Magic Benches: urban furniture with a story
Magic Benches are a series of urban furniture to be placed in populous public and private spaces. The first bench in this series is actually a stool
It is called a “free advice stool.”
The free advice stool is a stool kept at different places with statements like
“Do you need some free advice? Sit on this chair”
and
“Do you like to give free advice? Someone is waiting here”
put up around it.
Objectives of putting stools like this around:
- a pun about the eagerness with which most of us in India offer unsolicited advice to others
- a platform for seeking random and neutral advice between strangers
The first such stool I am putting up in the Cafeteria of my school (Srishti).
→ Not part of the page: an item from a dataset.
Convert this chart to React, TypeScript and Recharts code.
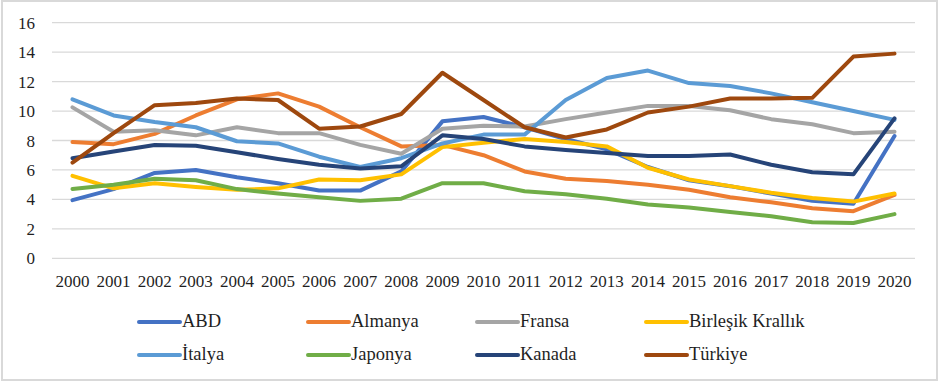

This is what it looks like:
It is made of card-board but is very strong. It has been stress-tested by me! I chose the “free advice stool” to be made of this material because
- I wanted to use something which came out of nowhere, a bench which is made either with cheap, waste and recyclable material. This way it can also go back into the nowhere it came out of.
- I wanted the stool to reflect the insecurity / vulnerability of the state of mind in which one is when one is asking for advice. So, before one sits on the stool, one wonders if one will fall. If the stool is strong enough to take one’s weight.
It was designed by Bharat Joshi and made by Bharat Joshi and Avinash Deshmukh.